K-Hole: “Mass Indie responds to this situation by creating cliques of people in the know, while normcore knows the real feat is harnessing the potential for connection to spring up. It’s about adaptability, not exclusivity.”
Go with the flow.
“I think, for me, embracing a normcore approach meant, this summer, being OK with loving the most popular pop songs, like partaking in the mass mentality,” Duncan explained to me when I asked about what normcore music might sound like. “It's also about being OK with loving something one day and hating it the next. So Miley Cyrus would be on my normcore playlist. I think often of the quote from K-Hole: 'In normcore, one does not pretend to be above the indignity of belonging.”
Normcore posits that the minor pleasures of differentiation – in wearing a label no one else is, or listening to a band no one else have heard of yet – don't have to subsume the pleasures of listening to the song everyone else everywhere loves at the same time. There's literally nothing less cool, in my estimation, than the contrarian who purposefully rejects an undeniably appealing pop song simply because everyone else likes it. How easy is it to be a cynic about music? Being open requires a little more work.
A soundtrack to normcore, then, is the stuff you listen to when no one else is paying attention – the goofy dance mix you have on your gym playlist, or the songs you dance around the apartment to when you're alone. The Flo Rida track that you hear everywhere but never allow yourself to fully enjoy in case someone notices. But the impulse to hide that pleasure is corrosive. “I feel like Fleetwood Mac is very normcore,” Duncan said as another example. “'I wanna be with you everywhere.' Who doesn't empathize with those lyrics?”
Everyone does. Whether or not they admit it is another thing.

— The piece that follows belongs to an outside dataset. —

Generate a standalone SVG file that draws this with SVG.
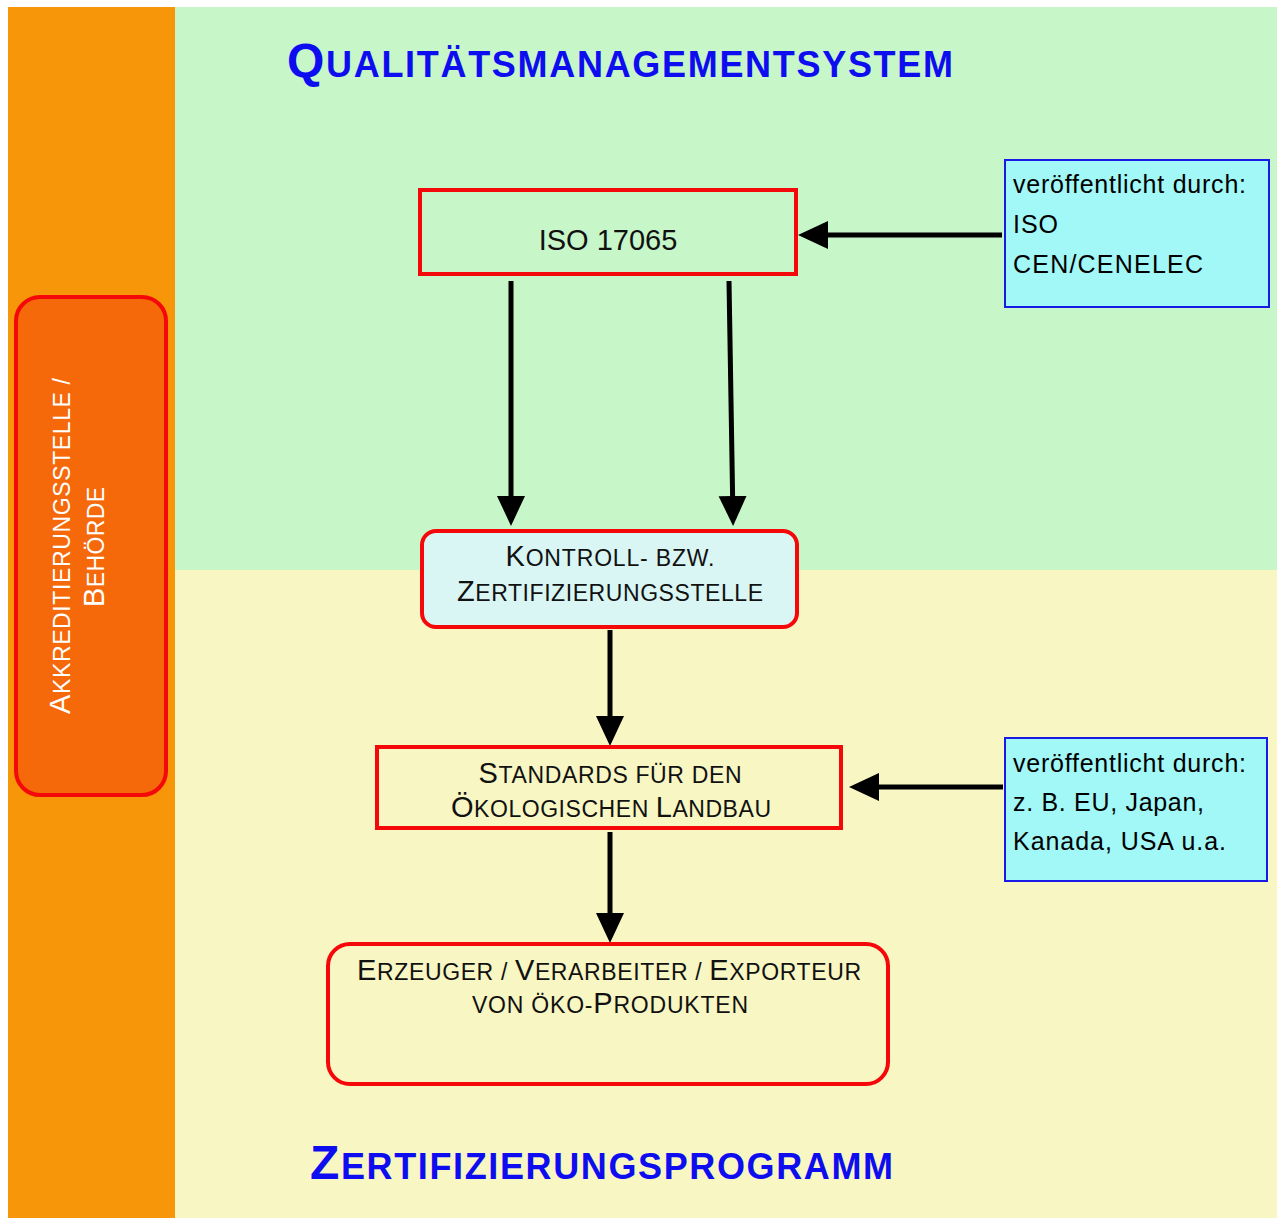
<svg xmlns="http://www.w3.org/2000/svg" width="1280" height="1218" viewBox="0 0 1280 1218">
<style>
text{font-family:"Liberation Sans",Arial,sans-serif;}
.red{fill:none;stroke:#f5080a;stroke-width:4;}
.info{fill:#a2f7f7;stroke:#1a1ae6;stroke-width:2;}
.conn{stroke:#000;stroke-width:5;fill:none;}
.title{font-weight:bold;fill:#0d0df0;}
.tb{font-size:48px;}
.ts{font-size:36px;}
.bb{font-size:29px;}
.bs{font-size:23px;}
.it{font-size:25px;fill:#000;}
</style>
<defs>
<marker id="ah" markerUnits="userSpaceOnUse" markerWidth="32" markerHeight="30" viewBox="0 -15 32 30" refX="0" refY="0" orient="auto">
<path d="M0,-14 L30,0 L0,14 z" fill="#000"/>
</marker>
</defs>
<rect x="0" y="0" width="1280" height="1218" fill="#fff"/>
<rect x="8" y="7" width="167" height="1211" fill="#f79608"/>
<rect x="175" y="7" width="1102" height="563" fill="#c7f6c9"/>
<rect x="175" y="570" width="1102" height="648" fill="#f8f6c2"/>

<g id="title-qms">
<text class="title" x="287" y="77" textLength="666"><tspan class="tb">Q</tspan><tspan class="ts">UALITÄTSMANAGEMENTSYSTEM</tspan></text>
</g>
<g id="title-zp">
<text class="title" x="310" y="1179" textLength="583"><tspan class="tb">Z</tspan><tspan class="ts">ERTIFIZIERUNGSPROGRAMM</tspan></text>
</g>

<g id="connectors">
<line class="conn" x1="511" y1="281" x2="511" y2="496" marker-end="url(#ah)"/>
<line class="conn" x1="729" y1="281" x2="732.6" y2="496" marker-end="url(#ah)"/>
<line class="conn" x1="610" y1="630" x2="610" y2="716" marker-end="url(#ah)"/>
<line class="conn" x1="610" y1="832" x2="610" y2="913" marker-end="url(#ah)"/>
<line class="conn" x1="1002" y1="235" x2="828" y2="235" marker-end="url(#ah)"/>
<line class="conn" x1="1003" y1="787" x2="879" y2="787" marker-end="url(#ah)"/>
</g>

<g id="akkreditierung">
<rect x="16" y="297" width="150" height="498" rx="24" fill="#f5690a" stroke="#f5080a" stroke-width="4"/>
<text transform="translate(70,546) rotate(-90)" text-anchor="middle" fill="#fff" textLength="336"><tspan font-size="29">A</tspan><tspan font-size="23">KKREDITIERUNGSSTELLE /</tspan></text>
<text transform="translate(104,547) rotate(-90)" text-anchor="middle" fill="#fff" textLength="120"><tspan font-size="29">B</tspan><tspan font-size="23">EHÖRDE</tspan></text>
</g>

<g id="iso17065">
<rect class="red" x="420" y="190" width="376" height="84"/>
<text x="608" y="250" text-anchor="middle" font-size="29" fill="#111">ISO 17065</text>
</g>

<g id="info-iso">
<rect class="info" x="1005" y="160" width="264" height="147"/>
<text class="it" x="1013" y="193" textLength="233">veröffentlicht durch:</text>
<text class="it" x="1013" y="233" textLength="45">ISO</text>
<text class="it" x="1013" y="273" textLength="190">CEN/CENELEC</text>
</g>

<g id="kontrollstelle">
<rect x="422" y="531" width="375" height="96" rx="14" fill="#d9f6f4" stroke="#f5080a" stroke-width="4"/>
<text x="610" y="566" text-anchor="middle" textLength="209" fill="#111"><tspan class="bb">K</tspan><tspan class="bs">ONTROLL- BZW.</tspan></text>
<text x="610" y="601" text-anchor="middle" textLength="306" fill="#111"><tspan class="bb">Z</tspan><tspan class="bs">ERTIFIZIERUNGSSTELLE</tspan></text>
</g>

<g id="standards">
<rect class="red" x="377" y="747" width="464" height="81"/>
<text x="610" y="783" text-anchor="middle" textLength="263" fill="#111"><tspan class="bb">S</tspan><tspan class="bs">TANDARDS FÜR DEN</tspan></text>
<text x="611" y="817" text-anchor="middle" textLength="320" fill="#111"><tspan class="bb">Ö</tspan><tspan class="bs">KOLOGISCHEN </tspan><tspan class="bb">L</tspan><tspan class="bs">ANDBAU</tspan></text>
</g>

<g id="info-standards">
<rect class="info" x="1005" y="738" width="262" height="143"/>
<text class="it" x="1013" y="772" textLength="233">veröffentlicht durch:</text>
<text class="it" x="1013" y="811" textLength="191">z. B. EU, Japan,</text>
<text class="it" x="1013" y="850" textLength="213">Kanada, USA u.a.</text>
</g>

<g id="erzeuger">
<rect class="red" x="328" y="944" width="560" height="140" rx="22"/>
<text x="609" y="980" text-anchor="middle" textLength="504" fill="#111"><tspan class="bb">E</tspan><tspan class="bs">RZEUGER / </tspan><tspan class="bb">V</tspan><tspan class="bs">ERARBEITER / </tspan><tspan class="bb">E</tspan><tspan class="bs">XPORTEUR</tspan></text>
<text x="610" y="1013" text-anchor="middle" textLength="276" fill="#111"><tspan class="bs">VON ÖKO-</tspan><tspan class="bb">P</tspan><tspan class="bs">RODUKTEN</tspan></text>
</g>
</svg>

Normcore then, in its pure state, is about empathy and connectivity. Giving it a name and dissecting it as such may place the burden of Big Trend Idea on it, under which almost nothing can stand up, but applying it to your own behavior is a freeing thing, like pulling back the veil and revealing the entire world of culture and allowing yourself to receive it. What goes on a normcore playlist then? Only everything.